Ini SMS pemecatan yang diberitakan Detik:

Yth Bpk/Ibu orangtua Zipporah Imogen Divine. Setelah rapat dengan Team dan Koord Penerimaan Siswa Baru yayasan kami dengan berat hati memutuskan bahwa kami membatalkan keputusan menerima Imi sebagai calon siswa SDDon Bosco 1 Kelapa Gading. Hal ini disebabkan beberapa calon orangtua siswa lain menolak keberadaan Imi. Mohon maaf dan pengertiannya. Hartanto SD DB 1.

Immi sudah diterima sebagai siswa, sudah siap-siap jadi murid di sekolah yang sepertinya keren. Tapi karena ada beberapa calon orang tua siswa lain menolak, dia pun batal diterima di sekolah impian.

Sebagai orang empatik, saya jelas prihatin…

Tapi saya juga lumayan rasional, karena itu saya juga mencoba melihat (dan menduga-duga) bagaimana jika kasus ini dilihat dari sudut-sudut yang lain.

Pertama, mencoba memahami pikiran orang tua murid yang menolak Immi.

Mungkinkah mereka khawatir anaknya ketularan HIV? Kira-kira apa sih pembenaran penolakan itu?

Kemungkinannya kecil sekali jika anak usia SD bakal ngeseks sembarangan dengan sesamanya. Kemungkinan yang lebih besar mungkin justru dari resiko si anak jadi korban pelecehan seksual bertema agama. Tapi kasus macam itu pelakunya pasti orang yang lebih tua dan lebih ngerti agama, bukan anak seumuran.
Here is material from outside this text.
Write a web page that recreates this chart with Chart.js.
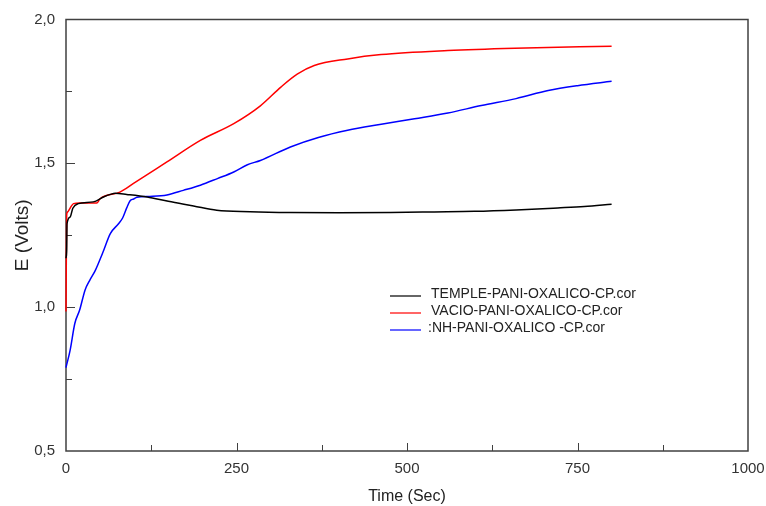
<!DOCTYPE html>
<html>
<head>
<meta charset="utf-8">
<script src="https://cdn.jsdelivr.net/npm/chart.js@4.4.1/dist/chart.umd.min.js"></script>
<style>
  html, body { margin: 0; padding: 0; background: #fff; }
</style>
</head>
<body>
<canvas id="chart" width="766" height="506"></canvas>
<script>
// Series: time (s) and potential (V)
var templeTime = [0, 1, 1.5, 6, 10, 18, 40, 55, 65, 72, 89, 119, 150, 187, 221, 270, 329, 400, 476, 540, 599, 660, 721, 760, 800];
var templeE = [1.17, 1.2, 1.29, 1.313, 1.344, 1.36, 1.366, 1.383, 1.392, 1.396, 1.392, 1.383, 1.368, 1.352, 1.337, 1.332, 1.329, 1.328, 1.329, 1.331, 1.333, 1.338, 1.345, 1.35, 1.358];

var vacioTime = [0, 0.3, 1, 2, 6, 11, 20, 45, 50, 79, 99, 148, 197, 246, 285, 315, 339, 364, 413, 462, 560, 658, 800];
var vacioE = [0.985, 1.1, 1.32, 1.33, 1.344, 1.36, 1.362, 1.362, 1.377, 1.4, 1.43, 1.505, 1.58, 1.638, 1.7, 1.765, 1.81, 1.84, 1.863, 1.878, 1.892, 1.9, 1.907];

var nhTime = [0, 1, 6, 13, 20, 28, 35, 43, 54, 65, 77, 83, 89, 94, 99, 104, 123, 148, 172, 197, 222, 246, 266, 285, 329, 370, 413, 460, 511, 560, 609, 660, 707, 750, 800];
var nhE = [0.79, 0.8, 0.85, 0.944, 0.99, 1.06, 1.094, 1.128, 1.19, 1.256, 1.29, 1.31, 1.345, 1.37, 1.376, 1.382, 1.385, 1.39, 1.406, 1.424, 1.447, 1.47, 1.495, 1.51, 1.557, 1.59, 1.615, 1.635, 1.655, 1.675, 1.701, 1.725, 1.753, 1.77, 1.785];

var seriesLabels = ['TEMPLE-PANI-OXALICO-CP.cor', 'VACIO-PANI-OXALICO-CP.cor', ':NH-PANI-OXALICO -CP.cor'];
var seriesColors = ['#000000', '#ff0000', '#0000ff'];

var xMin = 0, xMax = 1000, xStep = 250;
var yMin = 0.5, yMax = 2.0, yStep = 0.5;

// turn two parallel arrays into {x, y} points
function toPoints(times, values) {
    return times.map(function (t, i) { return { x: t, y: values[i] }; });
}

var FONT = "'Liberation Sans', Arial, sans-serif";

// box around the plot plus inward major/minor tick marks
var frameTicks = {
    id: 'frameTicks',
    beforeDatasetsDraw: function (chart) {
        var ctx = chart.ctx, a = chart.chartArea;
        var x = chart.scales.x, y = chart.scales.y;
        ctx.save();
        ctx.strokeStyle = '#404040';
        ctx.lineWidth = 1.5;
        ctx.strokeRect(a.left, a.top, a.right - a.left, a.bottom - a.top);
        ctx.lineWidth = 1;
        ctx.beginPath();
        for (var v = xMin + xStep / 2; v < xMax; v += xStep / 2) {
            var px = Math.round(x.getPixelForValue(v)) + 0.5;
            var major = Math.abs(v % xStep) < 1e-6;
            ctx.moveTo(px, a.bottom);
            ctx.lineTo(px, a.bottom - (major ? 8 : 6));
        }
        for (var w = yMin + yStep / 2; w < yMax - 1e-6; w += yStep / 2) {
            var py = Math.round(y.getPixelForValue(w)) + 0.5;
            var maj = Math.abs(((w - yMin) / yStep) - Math.round((w - yMin) / yStep)) < 1e-6;
            ctx.moveTo(a.left, py);
            ctx.lineTo(a.left + (maj ? 9 : 6), py);
        }
        ctx.stroke();
        ctx.restore();
    }
};

// legend sitting inside the plot
var innerLegend = {
    id: 'innerLegend',
    afterDraw: function (chart) {
        var ctx = chart.ctx;
        ctx.save();
        ctx.font = '14px ' + FONT;
        ctx.textBaseline = 'middle';
        chart.data.datasets.forEach(function (ds, i) {
            var ly = 296 + i * 17;
            ctx.strokeStyle = ds.borderColor;
            ctx.lineWidth = 1.2;
            ctx.beginPath();
            ctx.moveTo(390, ly);
            ctx.lineTo(421, ly);
            ctx.stroke();
            ctx.fillStyle = '#222';
            ctx.fillText(ds.label, i === 2 ? 428 : 431, ly - 2);
        });
        ctx.restore();
    }
};

new Chart(document.getElementById('chart'), {
    type: 'line',
    data: {
        datasets: [
            { label: seriesLabels[0], data: toPoints(templeTime, templeE), borderColor: seriesColors[0] },
            { label: seriesLabels[1], data: toPoints(vacioTime, vacioE), borderColor: seriesColors[1] },
            { label: seriesLabels[2], data: toPoints(nhTime, nhE), borderColor: seriesColors[2] }
        ]
    },
    options: {
        responsive: false,
        animation: false,
        layout: { padding: { top: 19.5, right: 18, left: 0, bottom: 0 } },
        elements: {
            point: { radius: 0 },
            line: { borderWidth: 1.5, cubicInterpolationMode: 'monotone', fill: false }
        },
        datasets: { line: { clip: 3 } },
        plugins: { legend: { display: false }, tooltip: { enabled: false } },
        scales: {
            x: {
                type: 'linear',
                min: xMin, max: xMax,
                grid: { display: false, drawTicks: false },
                border: { display: false },
                ticks: {
                    stepSize: xStep, padding: 9, color: '#333', font: { family: FONT, size: 15 },
                    callback: function (v) { return String(v); }
                },
                title: { display: true, text: 'Time (Sec)', color: '#222', font: { family: FONT, size: 16 }, padding: { top: 2, bottom: 0 } },
                afterFit: function (s) { s.height = 55; s.paddingRight = 0; s.paddingLeft = 0; }
            },
            y: {
                type: 'linear',
                min: yMin, max: yMax,
                grid: { display: false, drawTicks: false },
                border: { display: false },
                ticks: {
                    stepSize: yStep, padding: 11, color: '#333', font: { family: FONT, size: 15 },
                    callback: function (v) { return v.toFixed(1).replace('.', ','); }
                },
                title: { display: true, text: 'E (Volts)', color: '#222', font: { family: FONT, size: 19 }, padding: { top: 11, bottom: 0 } },
                afterFit: function (s) { s.width = 66; s.paddingTop = 0; s.paddingBottom = 0; }
            }
        }
    },
    plugins: [frameTicks, innerLegend]
});
</script>
</body>
</html>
Oke, kemungkinan tertular lewat aktivitas seks memang kecil. Tapi kan HIV juga menular melalui kontak darah!! Siapa tahu suatu hari ada wabah zombie, lalu Ayah yang sudah jadi zombie menggigit Immi, lalu Immi yang kemudian berubah jadi zombie tetap berangkat sekolah dan menggigit semua guru dan teman-temannya… Darah-darah berceceran dan muncrat kemana-mana… Tuh, bisa ketularan HIV juga kan?

Aih… Alasan gila nan paranoid itu tentu saja bikinan saya  sendiri. Tapi ketakutan memang bisa dimengerti kok.

Namanya orang tua pasti selalu khawatir dengan keselamatan anak-anaknya. Pasti ingin melindungi anaknya dari segala ancaman, mulai dari penyakit hingga api neraka. Bahkan kalau perlu akan melakukan kekerasan dan mengorbankan pihak lain, sebagaimana yang beberapa orang tua lakukan terhadap Immi. Kalau ketakutan sudah terlalu pekat, pasti sulit bikin keputusan menggunakan akal sehat.

Kedua, sekarang lihat coba dari sudut pandang bisnis.

Andaikan saya pedagang yang punya pelanggan cuma sekian ratus. Lalu sebagian konsumen bersepakat untuk memaksa saya berhenti menjual pada seseorang, sebutlah namanya X. Menurut Anda, apa pilihan saya?

Jika saya membela hak X, sekelompok konsumen pemaksa tadi mungkin akan berhenti jadi pelanggan saya dan beralih ke pedagang lain. Lebih parah, mungkin menyebarkan kebenciannya dan memprovokasi konsumen lain untuk beramai-ramai meninggalkan dagangan saya. Bisnis saya terganggu. Dapur saya terganggu. Kelangsungan hidup saya terancam.

Demi kelestarian hidup saya, pasti saya cenderung untuk patuh. Daripada bisnis terancam lebih baik mengorbankan si X.

Segitu tanpa sedikitpun membahas alasan ketidaksukaan pada X lho!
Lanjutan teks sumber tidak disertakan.